Tony harvey

Personal information
- Full name: Joshua Patrick Mangan
- Born: 15 January 1986 (age 40) Leongatha, Victoria, Australia
- Batting: Right-handed
- Bowling: Right-arm leg spin
- Role: Bowler

Domestic team information
- 2008–2009: Western Australia

Career statistics
| Competition | FC |
| Matches | 4 |
| Runs scored | 115 |
| Batting average | 23.00 |
| 100s/50s | 0/0 |
| Top score | 38 |
| Balls bowled | 378 |
| Wickets | 3 |
| Bowling average | 79.33 |
| 5 wickets in innings | 0 |
| 10 wickets in match | 0 |
| Best bowling | 2/102 |
| Catches/stumpings | 2/- |
- Source: ESPN Cricinfo, 11 January 2015

= Josh Mangan =

Australian cricketer

Joshua Patrick Mangan (born 15 January 1986) is an Australian cricketer.

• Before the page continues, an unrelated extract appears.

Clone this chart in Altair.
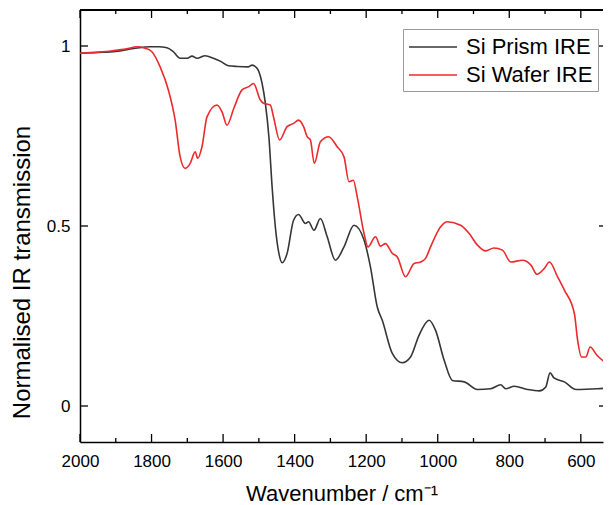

Originally from Rutherglen, Victoria, Mangan represented Australia at the 2004 ICC Under-19 Cricket World Cup. He was recruited by Western Australia in mid 2006 to replace Beau Casson, who had moved to New South Wales.

He made his first-class debut in 2008, and played a further two games that summer, but only one game the following season.

Mangan was not offered a contract after the 2009/10 season, but continued to play in the Western Australian Grade Cricket for the University Cricket Club, where he was captain in 2013. He studied at University of Western Australia to become an architect.